Long story short, ho ripescato i frammenti di guscio d’uovo dalla ciotola (infilandoci le dita di cattiveria, e sticazzi il mio schifo delle cose viscide), poi i semi del limone, ho scoperto che i limoni è meglio prima grattugiarli e poi spremerli, ho impiegato un secolo a grattugiare pure quello non spremuto ma, a parte questo, l’impasto è uscito inaspettatamente buono. Davvero, sia come sapore sia come consistenza. Il mio primo impasto. Né troppo dolce, né troppo acido per il limone, soffice e friabile come da ricetta, senza che asciugasse la bocca o si potesse usare per battere i chiodi. In qualche modo ho dosato bene gli ingredienti, ho lavorato la pasta al punto giusto, ho lasciato lievitare il tanto che bastava, nessuno mi ha spostato il panetto dal frigorifero all’abbattitore causando l’eliminazione della povera Manuela e fatto delle belle porzioni uniformi.
Ma poi il forno mi ha completamente fregato: la parte di sopra dei biscotti è cotta perfettamente, ma i fondi sono usciti neri. Non bruciacchiati, proprio neri.

Ed eccomi qui: sto lottando con me stesso per considerarlo un successo all’80% invece che un fallimento e basta. La ricetta l’ho imbroccata bene, la lavorazione ha prodotto dei risultati che non mi sarei mai aspettato, ma ho sbagliato un passaggio. Uno che comunque ha compromesso solo parte del lavoro – tagliando via una base, due terzi di ogni biscotto sono mangiabili e anche buoni. Ma è così che sono fatto: sono pessimo a riconoscere ciò che faccio bene e mi concentro su ciò che sbaglio gonfiandolo a dismisura.

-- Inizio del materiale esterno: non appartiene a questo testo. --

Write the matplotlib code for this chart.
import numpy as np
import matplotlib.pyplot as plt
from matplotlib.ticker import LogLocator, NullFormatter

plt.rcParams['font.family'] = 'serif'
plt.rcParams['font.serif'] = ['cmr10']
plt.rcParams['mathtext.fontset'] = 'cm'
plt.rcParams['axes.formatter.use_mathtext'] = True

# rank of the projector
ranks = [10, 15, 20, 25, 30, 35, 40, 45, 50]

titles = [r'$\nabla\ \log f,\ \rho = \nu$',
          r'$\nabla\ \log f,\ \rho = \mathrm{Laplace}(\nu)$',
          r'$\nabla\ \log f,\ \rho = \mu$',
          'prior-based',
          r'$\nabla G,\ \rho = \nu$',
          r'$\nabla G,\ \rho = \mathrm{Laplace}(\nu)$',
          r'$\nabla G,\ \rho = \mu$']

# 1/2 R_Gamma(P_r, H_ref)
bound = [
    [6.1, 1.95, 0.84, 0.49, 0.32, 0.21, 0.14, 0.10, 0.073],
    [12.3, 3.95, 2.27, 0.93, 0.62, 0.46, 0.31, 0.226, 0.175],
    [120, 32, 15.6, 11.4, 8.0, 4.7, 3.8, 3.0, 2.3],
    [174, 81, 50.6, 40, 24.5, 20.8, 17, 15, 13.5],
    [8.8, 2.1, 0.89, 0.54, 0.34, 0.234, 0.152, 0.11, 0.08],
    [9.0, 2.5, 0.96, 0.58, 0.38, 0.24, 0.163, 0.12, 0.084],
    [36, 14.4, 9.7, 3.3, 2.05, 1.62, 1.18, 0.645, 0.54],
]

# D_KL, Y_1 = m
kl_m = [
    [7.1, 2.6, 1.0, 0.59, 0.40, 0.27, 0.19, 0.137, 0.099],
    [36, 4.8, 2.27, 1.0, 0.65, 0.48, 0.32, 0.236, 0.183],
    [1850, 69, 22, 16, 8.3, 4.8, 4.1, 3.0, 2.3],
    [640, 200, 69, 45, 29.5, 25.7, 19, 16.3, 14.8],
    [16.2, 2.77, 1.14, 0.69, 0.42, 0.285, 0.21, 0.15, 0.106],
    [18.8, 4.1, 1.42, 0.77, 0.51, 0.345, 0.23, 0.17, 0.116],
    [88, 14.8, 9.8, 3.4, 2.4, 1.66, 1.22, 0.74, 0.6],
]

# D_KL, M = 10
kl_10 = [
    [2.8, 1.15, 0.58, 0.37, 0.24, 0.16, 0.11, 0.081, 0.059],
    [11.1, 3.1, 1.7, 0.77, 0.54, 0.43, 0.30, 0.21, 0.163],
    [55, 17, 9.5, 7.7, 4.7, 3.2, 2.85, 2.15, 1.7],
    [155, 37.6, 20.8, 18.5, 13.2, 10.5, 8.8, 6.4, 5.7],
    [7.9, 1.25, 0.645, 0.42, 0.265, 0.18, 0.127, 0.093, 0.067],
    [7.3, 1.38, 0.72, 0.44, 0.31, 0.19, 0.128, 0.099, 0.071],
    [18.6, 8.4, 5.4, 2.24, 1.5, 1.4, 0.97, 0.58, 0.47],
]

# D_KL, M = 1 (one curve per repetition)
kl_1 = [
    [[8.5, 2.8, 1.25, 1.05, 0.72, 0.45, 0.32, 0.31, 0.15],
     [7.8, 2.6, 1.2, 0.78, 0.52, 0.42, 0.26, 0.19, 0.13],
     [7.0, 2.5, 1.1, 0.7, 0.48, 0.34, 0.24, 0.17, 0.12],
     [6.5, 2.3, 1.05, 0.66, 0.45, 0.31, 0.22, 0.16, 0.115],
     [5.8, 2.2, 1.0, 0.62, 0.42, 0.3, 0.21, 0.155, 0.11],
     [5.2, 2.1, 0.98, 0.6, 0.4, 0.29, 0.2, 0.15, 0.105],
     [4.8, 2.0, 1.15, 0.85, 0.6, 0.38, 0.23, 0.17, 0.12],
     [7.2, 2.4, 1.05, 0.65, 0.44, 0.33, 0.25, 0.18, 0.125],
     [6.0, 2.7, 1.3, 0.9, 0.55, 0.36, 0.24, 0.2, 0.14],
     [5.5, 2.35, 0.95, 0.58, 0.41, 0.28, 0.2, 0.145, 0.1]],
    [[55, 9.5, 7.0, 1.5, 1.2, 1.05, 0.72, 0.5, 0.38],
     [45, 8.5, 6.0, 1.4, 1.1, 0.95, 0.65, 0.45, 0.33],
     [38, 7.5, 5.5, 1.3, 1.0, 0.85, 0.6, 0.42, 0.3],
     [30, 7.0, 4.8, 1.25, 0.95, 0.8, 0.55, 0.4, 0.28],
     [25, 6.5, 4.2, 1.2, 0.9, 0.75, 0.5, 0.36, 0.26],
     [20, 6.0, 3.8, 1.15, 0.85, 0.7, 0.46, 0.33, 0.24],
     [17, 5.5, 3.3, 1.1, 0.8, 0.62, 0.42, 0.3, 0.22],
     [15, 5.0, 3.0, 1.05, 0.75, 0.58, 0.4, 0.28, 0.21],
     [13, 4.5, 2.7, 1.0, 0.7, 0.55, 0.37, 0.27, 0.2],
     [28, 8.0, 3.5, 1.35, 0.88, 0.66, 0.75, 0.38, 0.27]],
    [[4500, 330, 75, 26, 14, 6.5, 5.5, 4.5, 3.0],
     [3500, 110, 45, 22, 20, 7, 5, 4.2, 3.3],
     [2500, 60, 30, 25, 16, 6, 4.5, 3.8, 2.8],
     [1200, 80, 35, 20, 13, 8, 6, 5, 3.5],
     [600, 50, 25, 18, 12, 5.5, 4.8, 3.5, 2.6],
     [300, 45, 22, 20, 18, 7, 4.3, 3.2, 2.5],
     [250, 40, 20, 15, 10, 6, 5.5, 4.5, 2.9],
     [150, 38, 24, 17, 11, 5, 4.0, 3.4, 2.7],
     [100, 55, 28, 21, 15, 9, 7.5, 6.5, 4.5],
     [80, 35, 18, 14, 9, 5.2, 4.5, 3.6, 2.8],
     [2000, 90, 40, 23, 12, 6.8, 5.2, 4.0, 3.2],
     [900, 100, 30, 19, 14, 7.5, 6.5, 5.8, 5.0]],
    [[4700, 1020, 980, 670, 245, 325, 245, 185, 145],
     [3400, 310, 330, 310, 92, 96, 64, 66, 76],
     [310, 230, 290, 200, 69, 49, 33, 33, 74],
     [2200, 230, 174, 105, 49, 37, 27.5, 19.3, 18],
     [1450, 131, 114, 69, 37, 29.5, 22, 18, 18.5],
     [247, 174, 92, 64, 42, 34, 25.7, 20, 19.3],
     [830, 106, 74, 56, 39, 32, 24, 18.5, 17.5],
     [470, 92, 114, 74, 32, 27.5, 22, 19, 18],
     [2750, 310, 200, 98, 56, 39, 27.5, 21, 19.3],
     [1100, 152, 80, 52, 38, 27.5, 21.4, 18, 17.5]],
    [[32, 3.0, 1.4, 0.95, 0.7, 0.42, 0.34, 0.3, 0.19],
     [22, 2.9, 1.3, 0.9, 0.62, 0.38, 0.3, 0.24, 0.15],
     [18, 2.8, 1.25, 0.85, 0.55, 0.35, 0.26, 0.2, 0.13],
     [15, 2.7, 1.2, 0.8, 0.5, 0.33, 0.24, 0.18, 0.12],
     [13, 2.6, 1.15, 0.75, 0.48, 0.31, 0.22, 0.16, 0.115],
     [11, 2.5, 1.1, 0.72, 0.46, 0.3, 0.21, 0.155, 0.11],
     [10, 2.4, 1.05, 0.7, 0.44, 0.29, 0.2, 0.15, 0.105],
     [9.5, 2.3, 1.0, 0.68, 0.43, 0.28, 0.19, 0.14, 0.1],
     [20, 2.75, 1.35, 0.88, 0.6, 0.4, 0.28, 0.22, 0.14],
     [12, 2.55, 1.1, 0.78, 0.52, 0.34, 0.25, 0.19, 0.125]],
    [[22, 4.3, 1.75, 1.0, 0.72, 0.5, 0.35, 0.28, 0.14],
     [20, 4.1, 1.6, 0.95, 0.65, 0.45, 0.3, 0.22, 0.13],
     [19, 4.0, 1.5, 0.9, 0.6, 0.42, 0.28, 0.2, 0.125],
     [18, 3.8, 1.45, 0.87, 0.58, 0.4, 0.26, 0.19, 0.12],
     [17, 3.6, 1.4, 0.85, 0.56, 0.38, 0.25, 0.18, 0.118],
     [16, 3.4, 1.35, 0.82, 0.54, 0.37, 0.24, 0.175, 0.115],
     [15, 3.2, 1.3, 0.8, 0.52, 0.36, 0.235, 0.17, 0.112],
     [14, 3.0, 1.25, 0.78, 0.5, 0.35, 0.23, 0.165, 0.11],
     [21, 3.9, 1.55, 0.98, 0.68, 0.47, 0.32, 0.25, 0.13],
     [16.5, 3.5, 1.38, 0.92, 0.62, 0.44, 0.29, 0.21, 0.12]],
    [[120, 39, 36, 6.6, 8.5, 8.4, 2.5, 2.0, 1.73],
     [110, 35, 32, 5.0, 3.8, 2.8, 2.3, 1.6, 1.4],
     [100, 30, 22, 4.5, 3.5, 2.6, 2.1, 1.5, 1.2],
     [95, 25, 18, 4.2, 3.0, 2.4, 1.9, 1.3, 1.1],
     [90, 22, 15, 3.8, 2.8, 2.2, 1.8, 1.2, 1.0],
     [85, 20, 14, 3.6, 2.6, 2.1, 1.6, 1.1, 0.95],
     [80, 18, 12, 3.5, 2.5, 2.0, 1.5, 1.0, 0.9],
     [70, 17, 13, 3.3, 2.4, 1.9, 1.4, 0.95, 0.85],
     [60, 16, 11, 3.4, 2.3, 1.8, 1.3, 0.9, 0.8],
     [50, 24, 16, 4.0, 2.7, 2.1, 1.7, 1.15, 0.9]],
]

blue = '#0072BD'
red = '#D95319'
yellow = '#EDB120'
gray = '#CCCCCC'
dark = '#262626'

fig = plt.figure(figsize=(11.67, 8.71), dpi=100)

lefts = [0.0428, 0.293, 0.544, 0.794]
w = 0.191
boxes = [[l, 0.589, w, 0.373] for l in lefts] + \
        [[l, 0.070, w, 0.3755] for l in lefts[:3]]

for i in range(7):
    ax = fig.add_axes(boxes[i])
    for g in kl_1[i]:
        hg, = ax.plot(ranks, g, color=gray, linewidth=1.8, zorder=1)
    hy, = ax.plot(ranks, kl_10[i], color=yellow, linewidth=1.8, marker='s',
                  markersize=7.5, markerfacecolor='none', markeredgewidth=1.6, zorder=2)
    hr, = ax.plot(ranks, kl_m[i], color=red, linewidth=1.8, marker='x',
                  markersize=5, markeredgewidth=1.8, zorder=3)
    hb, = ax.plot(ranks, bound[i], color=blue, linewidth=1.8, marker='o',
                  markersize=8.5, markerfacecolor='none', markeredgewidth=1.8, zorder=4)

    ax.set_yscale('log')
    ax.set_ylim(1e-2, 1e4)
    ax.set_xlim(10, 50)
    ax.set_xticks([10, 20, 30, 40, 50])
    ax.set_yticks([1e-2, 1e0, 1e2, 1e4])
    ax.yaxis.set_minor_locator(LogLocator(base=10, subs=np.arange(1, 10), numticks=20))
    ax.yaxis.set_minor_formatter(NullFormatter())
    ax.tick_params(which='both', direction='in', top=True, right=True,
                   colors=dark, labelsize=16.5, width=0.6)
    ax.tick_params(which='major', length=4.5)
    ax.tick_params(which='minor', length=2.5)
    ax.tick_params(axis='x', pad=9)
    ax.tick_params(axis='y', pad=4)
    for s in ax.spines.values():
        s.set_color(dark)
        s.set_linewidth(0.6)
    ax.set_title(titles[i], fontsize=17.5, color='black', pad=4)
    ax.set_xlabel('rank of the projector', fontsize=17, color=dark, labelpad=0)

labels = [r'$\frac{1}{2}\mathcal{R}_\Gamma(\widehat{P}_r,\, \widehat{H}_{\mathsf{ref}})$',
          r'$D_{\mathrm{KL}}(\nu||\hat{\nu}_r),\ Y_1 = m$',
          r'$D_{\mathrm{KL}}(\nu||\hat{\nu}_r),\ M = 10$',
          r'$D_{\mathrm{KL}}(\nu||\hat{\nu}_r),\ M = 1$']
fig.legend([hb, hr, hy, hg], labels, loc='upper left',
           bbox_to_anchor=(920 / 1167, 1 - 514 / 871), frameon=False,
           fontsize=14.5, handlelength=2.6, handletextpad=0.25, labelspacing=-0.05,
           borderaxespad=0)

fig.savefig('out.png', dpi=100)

Ma stavolta non ci sto. Stavolta non voglio solo riconoscere questo mio difetto a parole, mi sto impegnando attivamente per contenerlo. Perché la Mater mi ha poi detto che il forno non è molto affidabile sulle temperature; e da quell’errore ho imparato che, con la cucina a gas, è meglio mettere questo genere di preparati più sopra della metà del forno, in modo che la fiamma sia lontana e sia l’aria calda a cuocerli. E soprattutto perché ho passato un bel pomeriggio.
Cucinare mi piace; mi rilassa, mi fa sentire produttivo, mi rende orgoglioso dei risultati che, nel mio piccolo, riesco a conseguire. Una volta che la teglia era pronta per il forno, la prima cosa che Katia ha notato nonostante i lag della webcam è stata la mia espressione soddisfatta e orgogliosa, una cosa che ho raramente. E in effetti, dovrei essere orgoglioso non solo della parte di lavoro che mi è venuta bene, ma già del fatto di essermi convinto a superare la paura di non saper fare a priori un impasto e di rovinarlo in forno. Ci ho provato e ci sono quasi riuscito. La mia paura degli insuccessi spesso mi paralizza in partenza e, stavolta, ho deciso di non ascoltarla.

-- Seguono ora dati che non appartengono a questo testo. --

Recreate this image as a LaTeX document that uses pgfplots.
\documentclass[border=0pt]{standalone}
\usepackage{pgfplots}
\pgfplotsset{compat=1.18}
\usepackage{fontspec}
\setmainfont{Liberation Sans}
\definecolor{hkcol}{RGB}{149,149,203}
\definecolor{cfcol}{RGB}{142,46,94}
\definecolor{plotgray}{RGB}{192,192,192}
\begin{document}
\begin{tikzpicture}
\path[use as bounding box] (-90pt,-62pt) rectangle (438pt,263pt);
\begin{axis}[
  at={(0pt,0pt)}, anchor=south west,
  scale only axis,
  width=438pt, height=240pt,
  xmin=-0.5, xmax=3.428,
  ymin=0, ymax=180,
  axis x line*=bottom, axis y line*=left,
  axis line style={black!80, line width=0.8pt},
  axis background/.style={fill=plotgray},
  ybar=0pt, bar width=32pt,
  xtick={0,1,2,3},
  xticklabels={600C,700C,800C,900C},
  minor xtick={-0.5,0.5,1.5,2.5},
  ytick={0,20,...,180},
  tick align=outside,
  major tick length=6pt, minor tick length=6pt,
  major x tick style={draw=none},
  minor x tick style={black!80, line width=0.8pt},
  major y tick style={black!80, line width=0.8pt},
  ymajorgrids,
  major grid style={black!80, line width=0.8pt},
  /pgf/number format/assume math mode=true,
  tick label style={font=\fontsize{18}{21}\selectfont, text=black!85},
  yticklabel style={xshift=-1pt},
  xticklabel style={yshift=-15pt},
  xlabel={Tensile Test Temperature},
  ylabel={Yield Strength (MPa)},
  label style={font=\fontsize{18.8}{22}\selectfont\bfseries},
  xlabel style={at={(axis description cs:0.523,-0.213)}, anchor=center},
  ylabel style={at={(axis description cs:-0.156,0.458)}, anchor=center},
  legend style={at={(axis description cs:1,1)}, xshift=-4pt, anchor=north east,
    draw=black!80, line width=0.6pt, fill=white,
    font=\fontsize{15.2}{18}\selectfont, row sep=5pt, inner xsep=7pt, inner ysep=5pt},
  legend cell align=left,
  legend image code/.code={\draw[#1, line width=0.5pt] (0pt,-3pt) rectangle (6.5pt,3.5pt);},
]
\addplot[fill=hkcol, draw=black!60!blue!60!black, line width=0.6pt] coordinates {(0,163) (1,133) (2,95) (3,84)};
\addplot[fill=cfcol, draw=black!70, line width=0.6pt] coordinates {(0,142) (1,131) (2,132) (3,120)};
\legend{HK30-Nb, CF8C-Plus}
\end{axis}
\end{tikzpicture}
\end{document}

Ed è una battaglia che sto vincendo: invece che convincermi di essere un fallito che non sa nemmeno fare i biscotti (perfetti al primo tentativo) e abbandonare l’impresa, ho intenzione di riprovare appena li finisco: ripetere (e magari perfezionare) ciò che ho già azzeccato, imparare dall’errore che ho fatto per evitarlo e non compromettere il lavoro.

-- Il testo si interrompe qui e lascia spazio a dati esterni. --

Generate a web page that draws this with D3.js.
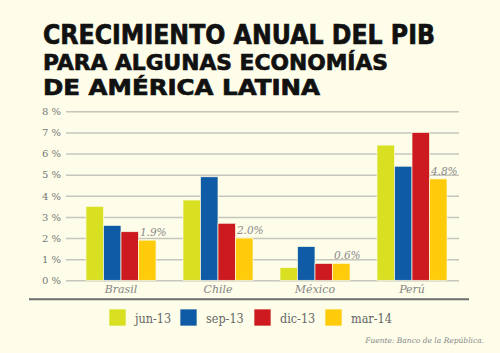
<!DOCTYPE html>
<html>
<head>
<meta charset="utf-8">
<script src="https://cdn.jsdelivr.net/npm/d3@7"></script>
<style>
  body { margin:0; background:#fdfde9; }
  svg { display:block; }
</style>
</head>
<body>
<div id="chart-area"></div>
<script>
// datos
var categories = ["Brasil", "Chile", "México", "Perú"];
var series = ["jun-13", "sep-13", "dic-13", "mar-14"];
var jun13 = [3.5, 3.8, 0.6, 6.4];
var sep13 = [2.6, 4.9, 1.6, 5.4];
var dic13 = [2.3, 2.7, 0.8, 7.0];
var mar14 = [1.9, 2.0, 0.8, 4.8];
var lastLabels = ["1.9%", "2.0%", "0.6%", "4.8%"];
var tickValues = [0, 1, 2, 3, 4, 5, 6, 7, 8];
var tickLabels = ["0 %", "1 %", "2 %", "3 %", "4 %", "5 %", "6 %", "7 %", "8 %"];
var colors = ["#d9e021", "#0f5ba6", "#cc1a20", "#ffcb0b"];

var width = 500, height = 353;
var svg = d3.select("#chart-area").append("svg")
    .attr("width", width)
    .attr("height", height);

svg.append("rect")
    .attr("width", width).attr("height", height)
    .attr("fill", "#fdfde9");

// titulo
var titleLines = [
    {t: "CRECIMIENTO ANUAL DEL PIB", y: 44, size: 26, len: 392},
    {t: "PARA ALGUNAS ECONOMÍAS", y: 70, size: 22, len: 345},
    {t: "DE AMÉRICA LATINA", y: 95, size: 22, len: 277}
];
svg.selectAll(".title")
    .data(titleLines)
    .enter().append("text")
    .attr("class", "title")
    .attr("x", 43)
    .attr("y", d => d.y)
    .attr("font-family", "'DejaVu Sans', sans-serif")
    .attr("font-weight", "bold")
    .attr("font-size", d => d.size + "px")
    .attr("textLength", d => d.len)
    .attr("lengthAdjust", "spacingAndGlyphs")
    .attr("fill", "#111")
    .attr("stroke", "#111")
    .attr("stroke-width", 0.7)
    .text(d => d.t);

var x = d3.scaleBand()
    .domain(categories)
    .range([72.5, 460.5])
    .paddingInner(27 / 97)
    .paddingOuter(13.5 / 97);

var x1 = d3.scaleBand()
    .domain(series)
    .range([0, x.bandwidth()]);

var y = d3.scaleLinear()
    .domain([0, 8])
    .range([280.3, 111.3]);

// eje y con lineas de cuadricula
var yAxisGroup = svg.append("g")
    .attr("transform", "translate(66,0)");
yAxisGroup.call(d3.axisLeft(y)
        .tickValues(tickValues)
        .tickSize(-393)
        .tickPadding(5)
        .tickFormat((d, i) => tickLabels[i]));
yAxisGroup.select(".domain").remove();
yAxisGroup.selectAll("line")
    .attr("stroke", "#c6c6bd")
    .attr("stroke-width", 1.5);
yAxisGroup.selectAll("text")
    .attr("fill", "#777")
    .attr("font-family", "'DejaVu Serif', serif")
    .attr("font-size", "10px");

var values = [jun13, sep13, dic13, mar14];
var groups = svg.selectAll(".grp")
    .data(categories)
    .enter().append("g")
    .attr("class", "grp")
    .attr("transform", d => "translate(" + x(d) + ",0)");

groups.selectAll("rect")
    .data((d, ci) => series.map((s, si) => ({s: s, v: values[si][ci], c: colors[si]})))
    .enter().append("rect")
    .attr("x", d => x1(d.s))
    .attr("y", d => y(d.v))
    .attr("width", x1.bandwidth())
    .attr("height", d => y(0) - y(d.v))
    .attr("fill", d => d.c)
    .attr("stroke", "#fbfbe0")
    .attr("stroke-width", 0.7);

// etiquetas de mar-14
svg.selectAll(".vlab")
    .data(categories)
    .enter().append("text")
    .attr("class", "vlab")
    .attr("x", (d) => x(d) + x1("mar-14") + x1.bandwidth() / 2 + 6)
    .attr("y", (d, i) => y(mar14[i]) - 4)
    .attr("text-anchor", "middle")
    .attr("font-family", "'DejaVu Serif', serif")
    .attr("font-style", "italic")
    .attr("font-size", "10.5px")
    .attr("fill", "#8a8a8a")
    .text((d, i) => lastLabels[i]);

// eje x
var xAxisGroup = svg.append("g")
    .attr("transform", "translate(0,280.3)");
xAxisGroup.call(d3.axisBottom(x).tickSize(0).tickPadding(5));
xAxisGroup.select(".domain").remove();
xAxisGroup.selectAll("text")
    .attr("fill", "#858585")
    .attr("font-family", "'DejaVu Serif', serif")
    .attr("font-style", "italic")
    .attr("font-size", "11px");

svg.append("line")
    .attr("x1", 29).attr("x2", 469)
    .attr("y1", 299.3).attr("y2", 299.3)
    .attr("stroke", "#6e6e6e")
    .attr("stroke-width", 2);

// leyenda
var legendX = [109, 180, 254, 325];
var legend = svg.selectAll(".leg")
    .data(series)
    .enter().append("g")
    .attr("class", "leg")
    .attr("transform", (d, i) => "translate(" + legendX[i] + ",309)");
legend.append("rect")
    .attr("width", 17).attr("height", 17)
    .attr("fill", (d, i) => colors[i])
    .attr("stroke", "#fbfbe0")
    .attr("stroke-width", 0.7);
legend.append("text")
    .attr("x", 26).attr("y", 14)
    .attr("font-family", "'DejaVu Serif Condensed', 'DejaVu Serif', serif")
    .attr("font-size", "12.5px")
    .attr("fill", "#666")
    .text(d => d);

svg.append("text")
    .attr("x", 484).attr("y", 343)
    .attr("text-anchor", "end")
    .attr("font-family", "'DejaVu Serif', serif")
    .attr("font-style", "italic")
    .attr("font-size", "7.5px")
    .attr("fill", "#8a8a8a")
    .text("Fuente: Banco de la República.");
</script>
</body>
</html>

Magari un po’ mi secca che la cheesecake mi sia uscita perfetta al primo tentativo mentre qui debba passare per il secondo, ma anche questo è un ottimo esercizio: per ottenere dei buoni risultati serve allenamento, non devo pretendere da me stesso di essere nato imparato.

E comunque, grattando via il fondo, quei biscotti spaccano.